En esa línea, mientras a Eunice inicialmente se le interroga con cordialidad sobre las acciones de su marido y se le pide identificar a los supuestos insurrectos que visitaban su hogar, sus captores rápidamente se despojan de esa fachada y dejan en claro que encontrarán una respuesta, sea cual sea, incluso si la mujer la desconoce.

Por eso Aún estoy aquí alcanza sus momentos de mayor tensión cuando Eunice está tras las rejas, incapaz de reconocer el paso de los días, en un trabajo cinematográfico que logra retratar algo tan difícil de plasmar como la falta absoluta de respuestas. Sus captores no le dicen dónde está su marido ni qué pasó con su hija, por lo que las preguntas parecen estrellarse contra oídos sordos que reflejan la apatía y terminan forjando la impunidad total.

La película, sin embargo, no se centra en el tiempo de Eunice tras las rejas, sino en la angustia del desconocimiento, los posteriores problemas de una madre sin trabajo que queda súbitamente al mando de una familia y la fuerza de una opresión que incluso comienza a asegurar que Rubén nunca fue detenido, pese a que su propio vehículo sigue estacionado dentro del recinto militar donde se le perdió la pista.
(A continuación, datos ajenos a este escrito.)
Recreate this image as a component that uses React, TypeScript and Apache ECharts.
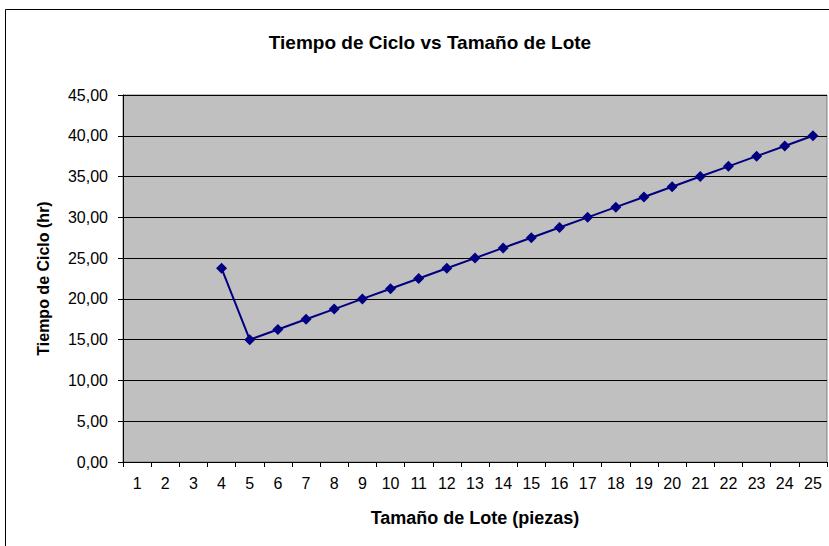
import React, { useEffect, useRef } from "react";
import * as echarts from "echarts";

const categories = ["1","2","3","4","5","6","7","8","9","10","11","12","13","14","15","16","17","18","19","20","21","22","23","24","25"];
const cycleTime: (number | null)[] = [null, null, null, 23.75, 15.0, 16.25, 17.5, 18.75, 20.0, 21.25, 22.5, 23.75, 25.0, 26.25, 27.5, 28.75, 30.0, 31.25, 32.5, 33.75, 35.0, 36.25, 37.5, 38.75, 40.0];
const titleText = "Tiempo de Ciclo vs Tamaño de Lote";
const xName = "Tamaño de Lote (piezas)";
const yName = "Tiempo de Ciclo (hr)";

const FONT = "'Liberation Sans', Arial, sans-serif";

export default function App() {
  const ref = useRef<HTMLDivElement>(null);
  useEffect(() => {
    if (!ref.current) return;
    const chart = echarts.init(ref.current, null, { renderer: "svg" });
    chart.setOption({
      animation: false,
      backgroundColor: "#ffffff",
      title: {
        text: titleText,
        left: 425,
        textAlign: "center",
        top: 28,
        textStyle: { fontFamily: FONT, fontSize: 19, fontWeight: "bold", color: "#000" },
      },
      graphic: [
        {
          type: "rect",
          shape: { x: 5.5, y: 9.5, width: 900, height: 700 },
          style: { fill: "none", stroke: "#000", lineWidth: 1 },
          silent: true,
          z: -10,
        },
      ],
      grid: {
        left: 123,
        right: 2,
        top: 95,
        bottom: 84,
        show: true,
        backgroundColor: "#C0C0C0",
        borderColor: "#808080",
        borderWidth: 1,
      },
      xAxis: {
        type: "category",
        data: categories,
        boundaryGap: true,
        name: xName,
        nameLocation: "middle",
        nameGap: 47,
        nameTextStyle: { fontFamily: FONT, fontSize: 18, fontWeight: "bold", color: "#000" },
        axisLine: { show: true, lineStyle: { color: "#000", width: 1 } },
        axisTick: { show: true, length: 5, alignWithLabel: false, lineStyle: { color: "#000" } },
        axisLabel: { fontFamily: FONT, fontSize: 16, color: "#000", margin: 13, interval: 0 },
        splitLine: { show: false },
      },
      yAxis: {
        type: "value",
        min: 0,
        max: 45,
        interval: 5,
        name: yName,
        nameLocation: "middle",
        nameGap: 72,
        nameRotate: 90,
        nameTextStyle: { fontFamily: FONT, fontSize: 16, fontWeight: "bold", color: "#000" },
        axisLine: { show: true, lineStyle: { color: "#000", width: 1 } },
        axisTick: { show: true, length: 5, lineStyle: { color: "#000" } },
        axisLabel: {
          fontFamily: FONT,
          fontSize: 16,
          color: "#000",
          margin: 15,
          formatter: (v: number) => v.toFixed(2).replace(".", ","),
        },
        splitLine: { show: true, lineStyle: { color: "#000", width: 1 } },
      },
      series: [
        {
          type: "line",
          data: cycleTime,
          connectNulls: false,
          symbol: "diamond",
          symbolSize: 11,
          showSymbol: true,
          itemStyle: { color: "#000080" },
          lineStyle: { color: "#000080", width: 2 },
        },
      ],
    });
    return () => chart.dispose();
  }, []);
  return (
    <div
      ref={ref}
      style={{ position: "absolute", left: 0, top: 0, width: 829, height: 546 }}
    />
  );
}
En ese sentido, las huellas del dolor también marcan una decisión narrativa llamativa. Así como en ningún momento se muestra la violencia de la tortura, en Aún estoy aquí tampoco hay un llanto desgarrador que acompañe a la tristeza. Walter Salles prefiere hacer más poderosa una lágrima que se niega a ceder, evitando secuencias con agrupaciones sociales o marchas de protesta. Basta decir que el momento más emocionante de la película está ligado a la simple entrega de un documento que ratifica lo que todos ya saben, pero que el propio Estado se niega a reconocer.

Aún estoy aquí no solo es un retrato descarnado sobre los efectos intangibles de la represión dictatorial, sino también una exploración profundamente humana sobre la incertidumbre y el dolor que deja la ausencia forzada. Con una puesta en escena sobria pero poderosa, la película prescinde de los clichés del cine de denuncia para centrarse en la resistencia silenciosa de quienes sobreviven a la violencia del Estado.

Y en ese sentido, esta historia tan familiar para este lado del mundo termina resonando con una intensidad inquietante, recordándonos que la impunidad sigue siendo una herida abierta en la memoria colectiva y un llamado para recordar a los que ya no están. Aunque a algunos no les guste, aunque digan que ya se ha dicho suficiente, lo cierto es que el grito de “nunca más” no debe silenciarse.